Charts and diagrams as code

_ _ _ _ _ _ _

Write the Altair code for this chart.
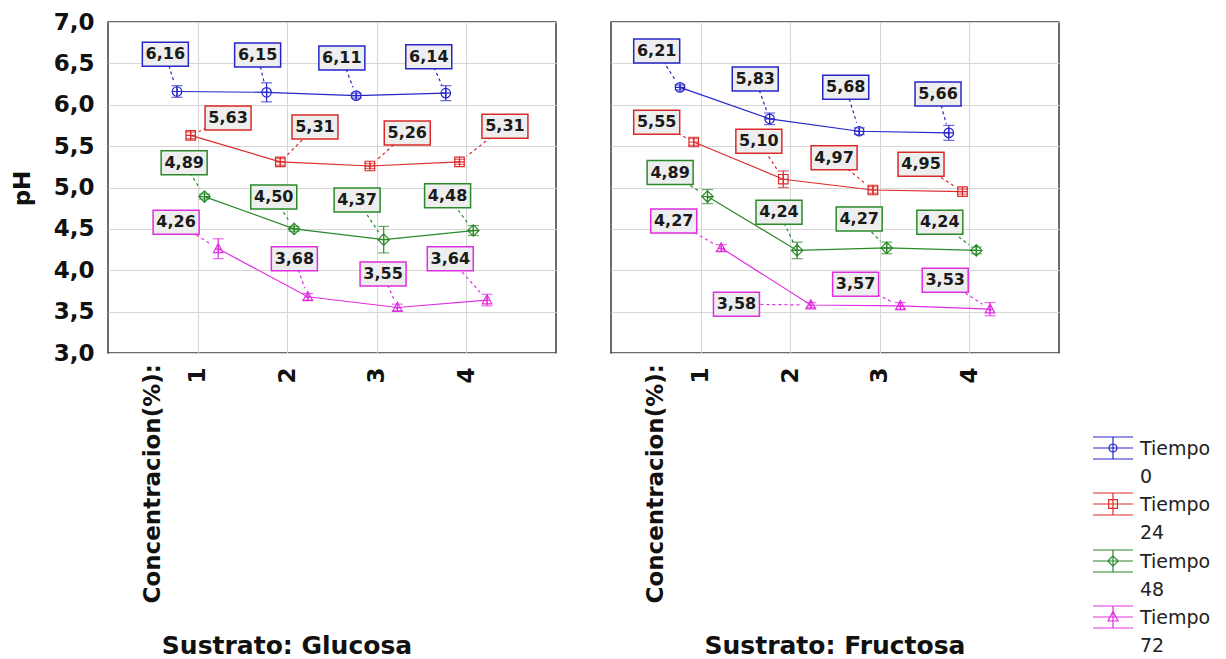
import math
import altair as alt
import pandas as pd

# ---------------- data ----------------
concentracion = [1, 2, 3, 4]
tiempos = ["0", "24", "48", "72"]
series = ["Tiempo 0", "Tiempo 24", "Tiempo 48", "Tiempo 72"]
colors = ["#2626c8", "#dc2a2a", "#2a8a2a", "#e02ee0"]

# Sustrato: Glucosa (pH means)
glu_t0 = [6.16, 6.15, 6.11, 6.14]
glu_t24 = [5.63, 5.31, 5.26, 5.31]
glu_t48 = [4.89, 4.50, 4.37, 4.48]
glu_t72 = [4.26, 3.68, 3.55, 3.64]
# error bar half-widths
glu_err_t0 = [0.07, 0.115, 0.03, 0.09]
glu_err_t24 = [0.04, 0.04, 0.03, 0.03]
glu_err_t48 = [0.03, 0.03, 0.16, 0.06]
glu_err_t72 = [0.12, 0.04, 0.04, 0.07]

# Sustrato: Fructosa
fru_t0 = [6.21, 5.83, 5.68, 5.66]
fru_t24 = [5.55, 5.10, 4.97, 4.95]
fru_t48 = [4.89, 4.24, 4.27, 4.24]
fru_t72 = [4.27, 3.58, 3.57, 3.53]
fru_err_t0 = [0.03, 0.07, 0.04, 0.09]
fru_err_t24 = [0.04, 0.10, 0.04, 0.03]
fru_err_t48 = [0.085, 0.10, 0.07, 0.04]
fru_err_t72 = [0.04, 0.03, 0.04, 0.08]

# value-label anchor positions (data units) for callout boxes
glu_lab_x = [[0.64, 1.67, 2.61, 3.58], [1.34, 2.31, 3.34, 4.43],
             [0.85, 1.85, 2.78, 3.79], [0.76, 2.08, 3.07, 3.82]]
glu_lab_y = [[6.61, 6.60, 6.565, 6.58], [5.84, 5.73, 5.66, 5.74],
             [5.30, 4.885, 4.85, 4.90], [4.58, 4.14, 3.955, 4.14]]
fru_lab_x = [[0.51, 1.61, 2.62, 3.65], [0.51, 1.65, 2.49, 3.46],
             [0.66, 1.875, 2.77, 3.67], [0.70, 1.40, 2.73, 3.73]]
fru_lab_y = [[6.65, 6.31, 6.21, 6.13], [5.79, 5.56, 5.36, 5.28],
             [5.18, 4.70, 4.62, 4.58], [4.595, 3.59, 3.83, 3.88]]

eje_x_nota = "Concentracion(%):"
titulo_glu = "Sustrato: Glucosa"
titulo_fru = "Sustrato: Fructosa"
y_titulo = "pH"

# ---------------- layout constants ----------------
W, H = 448, 331
dodge = [-0.23, -0.077, 0.077, 0.23]
FONT = "DejaVu Sans"

marker_paths = [
    "M-1,0A1,1 0 1,1 1,0A1,1 0 1,1 -1,0ZM-1,0H1M0,-1V1",
    "M-1,-1H1V1H-1ZM-1,0H1M0,-1V1",
    "M0,-1.2L1.2,0L0,1.2L-1.2,0ZM-1.2,0H1.2M0,-1.2V1.2",
    "M0,-1.1L1,0.8H-1ZM-0.6,0.1H0.6M0,-1.1V0.8",
]
legend_paths = [
    "M-1,-0.55H1M-1,0.55H1M-1,0H1M0,-0.55V0.55M-0.2,0A0.2,0.2 0 1,1 0.2,0A0.2,0.2 0 1,1 -0.2,0",
    "M-1,-0.55H1M-1,0.55H1M-1,0H1M0,-0.55V0.55M-0.22,-0.22H0.22V0.22H-0.22Z",
    "M-1,-0.55H1M-1,0.55H1M-1,0H1M0,-0.55V0.55M0,-0.26L0.26,0L0,0.26L-0.26,0Z",
    "M-1,-0.55H1M-1,0.55H1M-1,0H1M0,-0.55V0.55M0,-0.28L0.25,0.2H-0.25Z",
]


def build(vals, errs, lab_x, lab_y):
    sx, sy = W / 5.0, H / 4.0
    gap = 9.0
    rows = []
    for si, s in enumerate(series):
        for ci, c in enumerate(concentracion):
            v = vals[si][ci]
            e = errs[si][ci]
            xp = c + dodge[si]
            lx, ly = lab_x[si][ci], lab_y[si][ci]
            dxp, dyp = (lx - xp) * sx, (ly - v) * sy
            d = math.hypot(dxp, dyp)
            rows.append(dict(
                serie=s, conc=c, xpos=xp, ph=v, lo=v - e, hi=v + e,
                lx=lx, ly=ly,
                ex=xp + dxp / d * gap / sx, ey=v + dyp / d * gap / sy,
                txt=f"{v:.2f}".replace(".", ","),
            ))
    return pd.DataFrame(rows)


df_glu = build([glu_t0, glu_t24, glu_t48, glu_t72],
               [glu_err_t0, glu_err_t24, glu_err_t48, glu_err_t72],
               glu_lab_x, glu_lab_y)
df_fru = build([fru_t0, fru_t24, fru_t48, fru_t72],
               [fru_err_t0, fru_err_t24, fru_err_t48, fru_err_t72],
               fru_lab_x, fru_lab_y)

XS = alt.Scale(domain=[0, 5], nice=False, zero=False)
YS = alt.Scale(domain=[3, 7], nice=False, zero=False)

xaxis = alt.Axis(values=concentracion, grid=True, ticks=False, domain=False,
                 labelAngle=270, labelAlign="right", labelBaseline="middle",
                 labelFont=FONT, labelFontWeight="bold", labelFontSize=23,
                 labelColor="#111111", labelPadding=14, title=None)
yvals = [3.0, 3.5, 4.0, 4.5, 5.0, 5.5, 6.0, 6.5, 7.0]


def yaxis(show):
    if show:
        return alt.Axis(values=yvals, grid=True, ticks=False, domain=False,
                        labelExpr="replace(format(datum.value, '.1f'), '.', ',')",
                        labelFont=FONT, labelFontWeight="bold", labelFontSize=23,
                        labelColor="#111111", labelPadding=14,
                        title=y_titulo, titleFont=FONT, titleFontWeight="bold",
                        titleFontSize=23, titleColor="#111111", titleAngle=270,
                        titleX=-86, titleY=166, titleAlign="center",
                        titleBaseline="middle")
    return alt.Axis(values=yvals, grid=True, ticks=False, domain=False,
                    labels=False, title=None)


cscale = alt.Scale(domain=series, range=colors)


def panel(df, show_y, titulo, titulo_x, with_legend):
    ya = yaxis(show_y)

    def X(f):
        return alt.X(f"{f}:Q", scale=XS, axis=xaxis)

    def Y(f):
        return alt.Y(f"{f}:Q", scale=YS, axis=ya)

    col = alt.Color("serie:N", scale=cscale, legend=None)
    base = alt.Chart(df)
    lines = base.mark_line(strokeWidth=1.2).encode(x=X("xpos"), y=Y("ph"), color=col)
    err = base.mark_rule(strokeWidth=1.2).encode(x=X("xpos"), y=Y("lo"), y2="hi", color=col)
    cap_lo = base.mark_tick(orient="horizontal", size=11, thickness=1.2).encode(
        x=X("xpos"), y=Y("lo"), color=col)
    cap_hi = base.mark_tick(orient="horizontal", size=11, thickness=1.2).encode(
        x=X("xpos"), y=Y("hi"), color=col)
    pts = base.mark_point(filled=False, size=90, strokeWidth=1.2, opacity=1).encode(
        x=X("xpos"), y=Y("ph"), color=col,
        shape=alt.Shape("serie:N", scale=alt.Scale(domain=series, range=marker_paths), legend=None))
    leaders = base.mark_rule(strokeDash=[3, 3], strokeWidth=1.2).encode(
        x=X("lx"), y=Y("ly"), x2="ex", y2="ey", color=col)
    boxes = base.mark_rect(fill="#eeeeee", strokeWidth=1.5, xOffset=-23, x2Offset=23,
                           yOffset=-12, y2Offset=12).encode(
        x=X("lx"), x2="lx", y=Y("ly"), y2="ly",
        stroke=alt.Stroke("serie:N", scale=cscale, legend=None))
    texts = base.mark_text(font=FONT, fontWeight="bold", fontSize=16, color="#1a1a1a").encode(
        x=X("lx"), y=Y("ly"), text="txt:N")

    nota = alt.Chart(pd.DataFrame({"t": [eje_x_nota]})).mark_text(
        font=FONT, fontWeight="bold", fontSize=23, angle=270, align="right",
        baseline="middle", color="#111111").encode(
        text="t:N", x=alt.value(45), y=alt.value(H + 11))
    tit = alt.Chart(pd.DataFrame({"t": [titulo]})).mark_text(
        font=FONT, fontWeight="bold", fontSize=25, align="center",
        baseline="middle", color="#111111").encode(
        text="t:N", x=alt.value(titulo_x), y=alt.value(624))

    layers = [lines, err, cap_lo, cap_hi, pts, leaders, boxes, texts, nota, tit]

    if with_legend:
        sym_y = [426, 482, 539, 595]
        for i, s in enumerate(series):
            ld = pd.DataFrame({"t": ["Tiempo\n" + tiempos[i]]})
            layers.append(alt.Chart(ld).mark_point(
                shape=legend_paths[i], size=1600, filled=False, strokeWidth=1.2,
                opacity=1, color=colors[i]).encode(
                x=alt.value(502), y=alt.value(sym_y[i])))
            layers.append(alt.Chart(ld).mark_text(
                font=FONT, fontSize=19, align="left", baseline="middle",
                lineBreak="\n", lineHeight=28, color="#222222").encode(
                text="t:N", x=alt.value(529), y=alt.value(sym_y[i] + 1)))

    return alt.layer(*layers).properties(width=W, height=H)


p1 = panel(df_glu, True, titulo_glu, 179, False)
p2 = panel(df_fru, False, titulo_fru, 224, True)

chart = alt.hconcat(p1, p2, spacing=53).properties(
    padding={"left": 2, "top": 2, "right": 2, "bottom": 0},
    background="white",
).configure_view(
    stroke="#3c3c3c", strokeWidth=1.5
).configure_axis(
    gridColor="#d6d6d6", gridWidth=1
)

chart.save("out.html", embed_options={"renderer": "svg", "actions": False})
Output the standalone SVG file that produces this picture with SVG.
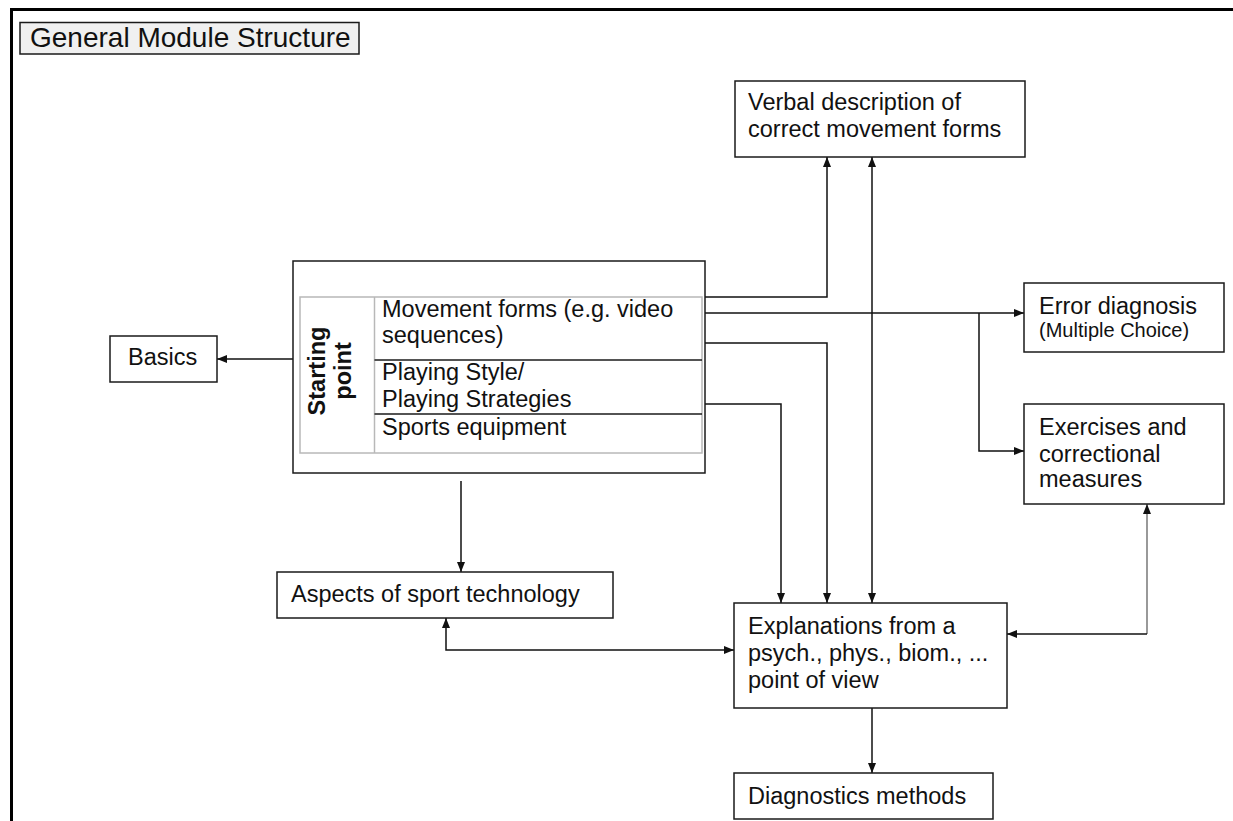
<svg xmlns="http://www.w3.org/2000/svg" width="1233" height="821" viewBox="0 0 1233 821">
  <style>
    .box { fill: #ffffff; stroke: #1a1a1a; stroke-width: 1.5; }
    .lbl { font-family: "Liberation Sans", Arial, sans-serif; font-size: 23.5px; fill: #111111; }
    .small { font-size: 20px; }
    .bold { font-weight: bold; }
    .grid { fill: none; stroke: #b8b8b8; stroke-width: 1.5; }
    .row { stroke: #1a1a1a; stroke-width: 1.5; }
    .wire { fill: none; stroke: #111111; stroke-width: 1.5; }
    .wire-gray { fill: none; stroke: #808080; stroke-width: 1.6; }
  </style>
  <defs>
    <marker id="arrow" viewBox="0 0 10 8" refX="10" refY="4" markerWidth="10" markerHeight="8" markerUnits="userSpaceOnUse" orient="auto-start-reverse">
      <path d="M0,0 L10,4 L0,8 z" fill="#111111"/>
    </marker>
  </defs>

  <rect width="1233" height="821" fill="#ffffff"/>

  <!-- page frame -->
  <path d="M11.5,821 L11.5,9.5 L1233,9.5" fill="none" stroke="#000000" stroke-width="3"/>

  <!-- heading -->
  <g id="title">
    <rect x="20" y="22.5" width="339" height="31.5" fill="#f0f0f0" stroke="#1a1a1a" stroke-width="1.5"/>
    <text class="lbl" x="30" y="47" style="font-size:28px">General Module Structure</text>
  </g>

  <!-- connectors -->
  <g id="connectors">
    <path class="wire" d="M293,359 L217,359" marker-end="url(#arrow)"/>
    <path class="wire" d="M461,481 L461,572" marker-end="url(#arrow)"/>
    <path class="wire" d="M704,297 L827,297 L827,157" marker-end="url(#arrow)"/>
    <path class="wire" d="M702,313 L1024,313" marker-end="url(#arrow)"/>
    <path class="wire" d="M979,313 L979,451 L1024,451" marker-end="url(#arrow)"/>
    <path class="wire" d="M702,343 L827,343 L827,603" marker-end="url(#arrow)"/>
    <path class="wire" d="M702,404 L781,404 L781,603" marker-end="url(#arrow)"/>
    <path class="wire" d="M872,157 L872,603" marker-start="url(#arrow)" marker-end="url(#arrow)"/>
    <path class="wire" d="M446,618 L446,650 L734,650" marker-start="url(#arrow)" marker-end="url(#arrow)"/>
    <path class="wire-gray" d="M1147,504 L1147,634"  marker-start="url(#arrow)"/>
    <path class="wire" d="M1147,634 L1007,634" marker-end="url(#arrow)"/>
    <path class="wire" d="M872,708 L872,773" marker-end="url(#arrow)"/>
  </g>

  <g id="starting-point">
    <rect class="box" x="293" y="261" width="412" height="212"/>
    <rect class="grid" x="300" y="297" width="402" height="156"/>
    <line class="grid" x1="374.5" y1="297" x2="374.5" y2="453"/>
    <line class="row" x1="374.5" y1="360" x2="702" y2="360"/>
    <line class="row" x1="374.5" y1="414" x2="702" y2="414"/>
    <text class="lbl bold" transform="translate(325,371) rotate(-90)" text-anchor="middle">Starting</text>
    <text class="lbl bold" transform="translate(351,371) rotate(-90)" text-anchor="middle">point</text>
    <text class="lbl" x="382" y="317">Movement forms (e.g. video</text>
    <text class="lbl" x="382" y="343">sequences)</text>
    <text class="lbl" x="382" y="380">Playing Style/</text>
    <text class="lbl" x="382" y="407">Playing Strategies</text>
    <text class="lbl" x="382" y="435">Sports equipment</text>
  </g>

  <g id="basics">
    <rect class="box" x="110" y="336" width="107" height="46"/>
    <text class="lbl" x="128" y="365">Basics</text>
  </g>

  <g id="verbal-description">
    <rect class="box" x="735" y="81" width="290" height="76"/>
    <text class="lbl" x="748" y="110">Verbal description of</text>
    <text class="lbl" x="748" y="137">correct movement forms</text>
  </g>

  <g id="error-diagnosis">
    <rect class="box" x="1024" y="283" width="200" height="69"/>
    <text class="lbl" x="1039" y="314">Error diagnosis</text>
    <text class="lbl small" x="1039" y="337">(Multiple Choice)</text>
  </g>

  <g id="exercises">
    <rect class="box" x="1024" y="404" width="200" height="100"/>
    <text class="lbl" x="1039" y="435">Exercises and</text>
    <text class="lbl" x="1039" y="462">correctional</text>
    <text class="lbl" x="1039" y="487">measures</text>
  </g>

  <g id="aspects">
    <rect class="box" x="277" y="572" width="336" height="46"/>
    <text class="lbl" x="291" y="602">Aspects of sport technology</text>
  </g>

  <g id="explanations">
    <rect class="box" x="734" y="603" width="273" height="105"/>
    <text class="lbl" x="748" y="634">Explanations from a</text>
    <text class="lbl" x="748" y="661">psych., phys., biom., ...</text>
    <text class="lbl" x="748" y="688">point of view</text>
  </g>

  <g id="diagnostics">
    <rect class="box" x="734" y="773" width="259" height="46"/>
    <text class="lbl" x="748" y="804">Diagnostics methods</text>
  </g>
</svg>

_ _ _ _ _ _ _

Task prompt: Please quote exactly the run of lines that starts the entries and ends at the line containing "glu_err_t72 = [0.12, 0.04, 0.04, 0.07]", leaving out every picture.

Task result:
Write the Altair code for this chart.
import math
import altair as alt
import pandas as pd

# ---------------- data ----------------
concentracion = [1, 2, 3, 4]
tiempos = ["0", "24", "48", "72"]
series = ["Tiempo 0", "Tiempo 24", "Tiempo 48", "Tiempo 72"]
colors = ["#2626c8", "#dc2a2a", "#2a8a2a", "#e02ee0"]

# Sustrato: Glucosa (pH means)
glu_t0 = [6.16, 6.15, 6.11, 6.14]
glu_t24 = [5.63, 5.31, 5.26, 5.31]
glu_t48 = [4.89, 4.50, 4.37, 4.48]
glu_t72 = [4.26, 3.68, 3.55, 3.64]
# error bar half-widths
glu_err_t0 = [0.07, 0.115, 0.03, 0.09]
glu_err_t24 = [0.04, 0.04, 0.03, 0.03]
glu_err_t48 = [0.03, 0.03, 0.16, 0.06]
glu_err_t72 = [0.12, 0.04, 0.04, 0.07]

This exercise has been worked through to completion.